▶ [REQUIRED TASK] Quote the listing below in its entirety, omitting every image.

▶ [RAW DATA]
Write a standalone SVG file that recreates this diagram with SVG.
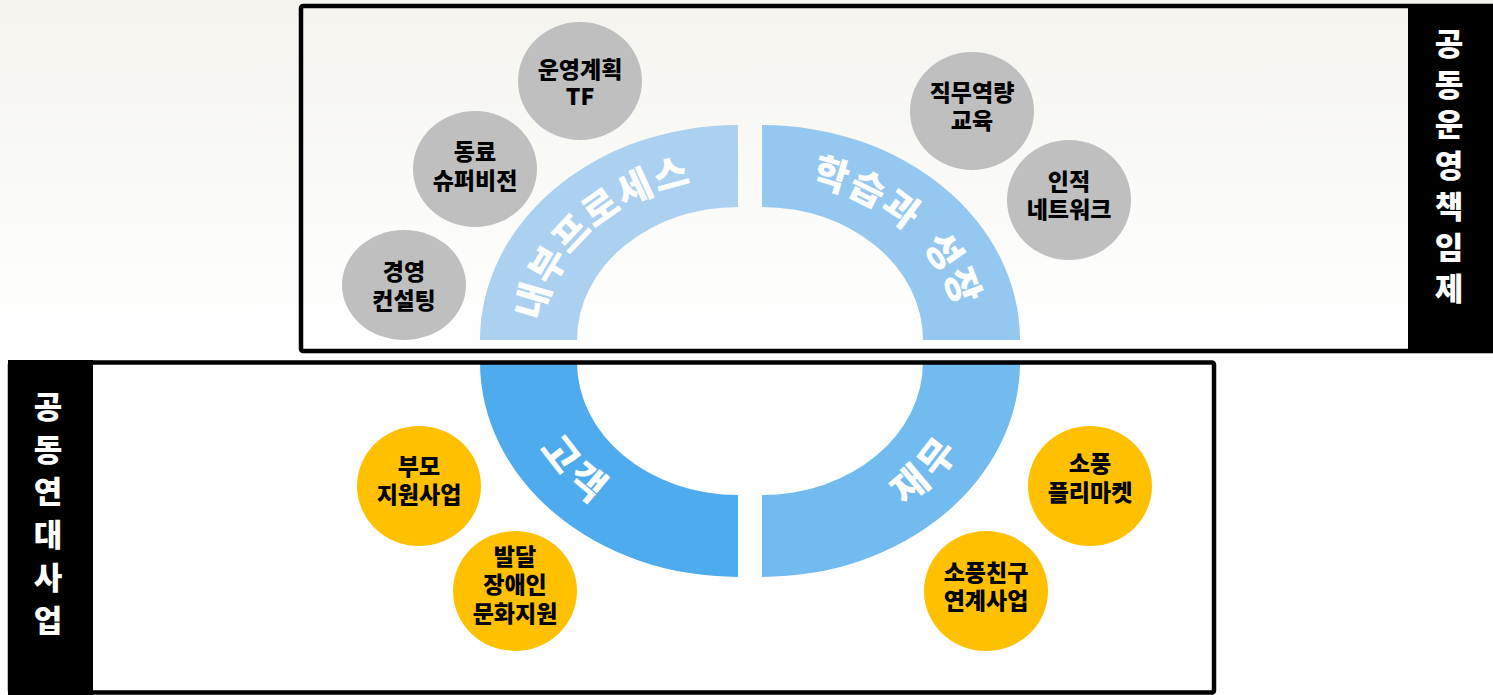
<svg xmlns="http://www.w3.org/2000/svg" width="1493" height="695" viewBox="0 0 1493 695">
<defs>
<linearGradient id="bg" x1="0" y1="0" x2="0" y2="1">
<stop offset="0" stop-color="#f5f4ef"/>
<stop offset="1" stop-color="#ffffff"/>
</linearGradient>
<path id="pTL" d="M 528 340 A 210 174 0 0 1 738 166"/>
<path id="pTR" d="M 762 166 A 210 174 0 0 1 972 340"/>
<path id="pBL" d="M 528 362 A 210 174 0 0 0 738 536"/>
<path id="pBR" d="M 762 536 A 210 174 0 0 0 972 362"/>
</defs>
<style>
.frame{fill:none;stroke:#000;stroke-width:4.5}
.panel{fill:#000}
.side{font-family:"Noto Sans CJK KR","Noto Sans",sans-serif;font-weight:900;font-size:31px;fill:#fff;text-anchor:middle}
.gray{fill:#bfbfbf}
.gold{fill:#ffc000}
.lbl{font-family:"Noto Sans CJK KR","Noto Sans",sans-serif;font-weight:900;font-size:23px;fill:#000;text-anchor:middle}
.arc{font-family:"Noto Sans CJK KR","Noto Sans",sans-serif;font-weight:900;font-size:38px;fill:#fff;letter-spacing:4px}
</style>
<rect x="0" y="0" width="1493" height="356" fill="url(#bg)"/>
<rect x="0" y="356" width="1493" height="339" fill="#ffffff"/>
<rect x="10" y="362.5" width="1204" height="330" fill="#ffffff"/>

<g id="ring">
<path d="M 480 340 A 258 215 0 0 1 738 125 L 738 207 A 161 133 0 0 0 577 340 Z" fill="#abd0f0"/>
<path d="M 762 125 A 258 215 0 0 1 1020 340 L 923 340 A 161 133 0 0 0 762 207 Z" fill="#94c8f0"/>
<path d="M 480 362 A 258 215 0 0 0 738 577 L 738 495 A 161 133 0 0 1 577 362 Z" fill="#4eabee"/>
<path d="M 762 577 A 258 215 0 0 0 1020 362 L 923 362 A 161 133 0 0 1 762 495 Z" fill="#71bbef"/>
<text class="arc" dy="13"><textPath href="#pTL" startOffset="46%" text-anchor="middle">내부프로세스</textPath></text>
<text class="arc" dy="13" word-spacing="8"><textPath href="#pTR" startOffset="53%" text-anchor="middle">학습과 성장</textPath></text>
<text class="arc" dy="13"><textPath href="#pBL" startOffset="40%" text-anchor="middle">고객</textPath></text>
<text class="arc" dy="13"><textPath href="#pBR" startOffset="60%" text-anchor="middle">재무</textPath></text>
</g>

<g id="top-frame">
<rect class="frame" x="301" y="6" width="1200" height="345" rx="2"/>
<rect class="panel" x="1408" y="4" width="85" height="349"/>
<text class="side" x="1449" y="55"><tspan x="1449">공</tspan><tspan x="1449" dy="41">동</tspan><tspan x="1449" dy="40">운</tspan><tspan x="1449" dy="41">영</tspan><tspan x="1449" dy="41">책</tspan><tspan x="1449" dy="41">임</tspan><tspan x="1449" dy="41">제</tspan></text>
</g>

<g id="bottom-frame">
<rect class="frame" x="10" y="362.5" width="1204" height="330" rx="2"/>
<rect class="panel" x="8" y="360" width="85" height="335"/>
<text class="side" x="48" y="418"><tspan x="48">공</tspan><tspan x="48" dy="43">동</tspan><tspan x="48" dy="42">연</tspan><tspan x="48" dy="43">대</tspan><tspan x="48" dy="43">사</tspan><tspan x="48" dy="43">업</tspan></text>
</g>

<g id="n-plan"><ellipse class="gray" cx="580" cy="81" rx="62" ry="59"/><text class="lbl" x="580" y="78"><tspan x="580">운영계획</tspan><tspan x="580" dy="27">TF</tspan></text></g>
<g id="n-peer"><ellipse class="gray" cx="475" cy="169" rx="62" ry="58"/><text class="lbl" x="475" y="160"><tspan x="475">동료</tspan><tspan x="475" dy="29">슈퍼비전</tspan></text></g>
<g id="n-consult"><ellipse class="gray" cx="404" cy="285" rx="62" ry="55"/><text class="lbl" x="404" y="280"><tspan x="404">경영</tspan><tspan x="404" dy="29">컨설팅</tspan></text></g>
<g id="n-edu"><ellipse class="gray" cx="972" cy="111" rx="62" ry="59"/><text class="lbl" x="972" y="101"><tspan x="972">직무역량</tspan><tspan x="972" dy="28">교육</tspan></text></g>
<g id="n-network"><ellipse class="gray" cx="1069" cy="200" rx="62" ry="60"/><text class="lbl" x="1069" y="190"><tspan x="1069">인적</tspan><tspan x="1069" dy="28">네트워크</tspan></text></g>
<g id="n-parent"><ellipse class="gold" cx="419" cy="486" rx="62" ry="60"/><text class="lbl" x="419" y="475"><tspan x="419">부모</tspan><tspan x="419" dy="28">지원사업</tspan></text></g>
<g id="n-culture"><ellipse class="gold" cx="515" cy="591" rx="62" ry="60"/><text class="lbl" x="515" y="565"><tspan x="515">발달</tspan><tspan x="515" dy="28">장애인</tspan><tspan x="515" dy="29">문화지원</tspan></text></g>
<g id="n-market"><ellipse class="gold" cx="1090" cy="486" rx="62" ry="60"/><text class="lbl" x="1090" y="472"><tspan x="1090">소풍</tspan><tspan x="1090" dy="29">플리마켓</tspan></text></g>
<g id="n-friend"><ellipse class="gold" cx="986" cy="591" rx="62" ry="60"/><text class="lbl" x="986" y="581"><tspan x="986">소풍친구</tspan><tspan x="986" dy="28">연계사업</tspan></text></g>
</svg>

▶ [EXERCISE RESULT]
Write a standalone SVG file that recreates this diagram with SVG.
<svg xmlns="http://www.w3.org/2000/svg" width="1493" height="695" viewBox="0 0 1493 695">
<defs>
<linearGradient id="bg" x1="0" y1="0" x2="0" y2="1">
<stop offset="0" stop-color="#f5f4ef"/>
<stop offset="1" stop-color="#ffffff"/>
</linearGradient>
<path id="pTL" d="M 528 340 A 210 174 0 0 1 738 166"/>
<path id="pTR" d="M 762 166 A 210 174 0 0 1 972 340"/>
<path id="pBL" d="M 528 362 A 210 174 0 0 0 738 536"/>
<path id="pBR" d="M 762 536 A 210 174 0 0 0 972 362"/>
</defs>
<style>
.frame{fill:none;stroke:#000;stroke-width:4.5}
.panel{fill:#000}
.side{font-family:"Noto Sans CJK KR","Noto Sans",sans-serif;font-weight:900;font-size:31px;fill:#fff;text-anchor:middle}
.gray{fill:#bfbfbf}
.gold{fill:#ffc000}
.lbl{font-family:"Noto Sans CJK KR","Noto Sans",sans-serif;font-weight:900;font-size:23px;fill:#000;text-anchor:middle}
.arc{font-family:"Noto Sans CJK KR","Noto Sans",sans-serif;font-weight:900;font-size:38px;fill:#fff;letter-spacing:4px}
</style>
<rect x="0" y="0" width="1493" height="356" fill="url(#bg)"/>
<rect x="0" y="356" width="1493" height="339" fill="#ffffff"/>
<rect x="10" y="362.5" width="1204" height="330" fill="#ffffff"/>

<g id="ring">
<path d="M 480 340 A 258 215 0 0 1 738 125 L 738 207 A 161 133 0 0 0 577 340 Z" fill="#abd0f0"/>
<path d="M 762 125 A 258 215 0 0 1 1020 340 L 923 340 A 161 133 0 0 0 762 207 Z" fill="#94c8f0"/>
<path d="M 480 362 A 258 215 0 0 0 738 577 L 738 495 A 161 133 0 0 1 577 362 Z" fill="#4eabee"/>
<path d="M 762 577 A 258 215 0 0 0 1020 362 L 923 362 A 161 133 0 0 1 762 495 Z" fill="#71bbef"/>
<text class="arc" dy="13"><textPath href="#pTL" startOffset="46%" text-anchor="middle">내부프로세스</textPath></text>
<text class="arc" dy="13" word-spacing="8"><textPath href="#pTR" startOffset="53%" text-anchor="middle">학습과 성장</textPath></text>
<text class="arc" dy="13"><textPath href="#pBL" startOffset="40%" text-anchor="middle">고객</textPath></text>
<text class="arc" dy="13"><textPath href="#pBR" startOffset="60%" text-anchor="middle">재무</textPath></text>
</g>

<g id="top-frame">
<rect class="frame" x="301" y="6" width="1200" height="345" rx="2"/>
<rect class="panel" x="1408" y="4" width="85" height="349"/>
<text class="side" x="1449" y="55"><tspan x="1449">공</tspan><tspan x="1449" dy="41">동</tspan><tspan x="1449" dy="40">운</tspan><tspan x="1449" dy="41">영</tspan><tspan x="1449" dy="41">책</tspan><tspan x="1449" dy="41">임</tspan><tspan x="1449" dy="41">제</tspan></text>
</g>

<g id="bottom-frame">
<rect class="frame" x="10" y="362.5" width="1204" height="330" rx="2"/>
<rect class="panel" x="8" y="360" width="85" height="335"/>
<text class="side" x="48" y="418"><tspan x="48">공</tspan><tspan x="48" dy="43">동</tspan><tspan x="48" dy="42">연</tspan><tspan x="48" dy="43">대</tspan><tspan x="48" dy="43">사</tspan><tspan x="48" dy="43">업</tspan></text>
</g>

<g id="n-plan"><ellipse class="gray" cx="580" cy="81" rx="62" ry="59"/><text class="lbl" x="580" y="78"><tspan x="580">운영계획</tspan><tspan x="580" dy="27">TF</tspan></text></g>
<g id="n-peer"><ellipse class="gray" cx="475" cy="169" rx="62" ry="58"/><text class="lbl" x="475" y="160"><tspan x="475">동료</tspan><tspan x="475" dy="29">슈퍼비전</tspan></text></g>
<g id="n-consult"><ellipse class="gray" cx="404" cy="285" rx="62" ry="55"/><text class="lbl" x="404" y="280"><tspan x="404">경영</tspan><tspan x="404" dy="29">컨설팅</tspan></text></g>
<g id="n-edu"><ellipse class="gray" cx="972" cy="111" rx="62" ry="59"/><text class="lbl" x="972" y="101"><tspan x="972">직무역량</tspan><tspan x="972" dy="28">교육</tspan></text></g>
<g id="n-network"><ellipse class="gray" cx="1069" cy="200" rx="62" ry="60"/><text class="lbl" x="1069" y="190"><tspan x="1069">인적</tspan><tspan x="1069" dy="28">네트워크</tspan></text></g>
<g id="n-parent"><ellipse class="gold" cx="419" cy="486" rx="62" ry="60"/><text class="lbl" x="419" y="475"><tspan x="419">부모</tspan><tspan x="419" dy="28">지원사업</tspan></text></g>
<g id="n-culture"><ellipse class="gold" cx="515" cy="591" rx="62" ry="60"/><text class="lbl" x="515" y="565"><tspan x="515">발달</tspan><tspan x="515" dy="28">장애인</tspan><tspan x="515" dy="29">문화지원</tspan></text></g>
<g id="n-market"><ellipse class="gold" cx="1090" cy="486" rx="62" ry="60"/><text class="lbl" x="1090" y="472"><tspan x="1090">소풍</tspan><tspan x="1090" dy="29">플리마켓</tspan></text></g>
<g id="n-friend"><ellipse class="gold" cx="986" cy="591" rx="62" ry="60"/><text class="lbl" x="986" y="581"><tspan x="986">소풍친구</tspan><tspan x="986" dy="28">연계사업</tspan></text></g>
</svg>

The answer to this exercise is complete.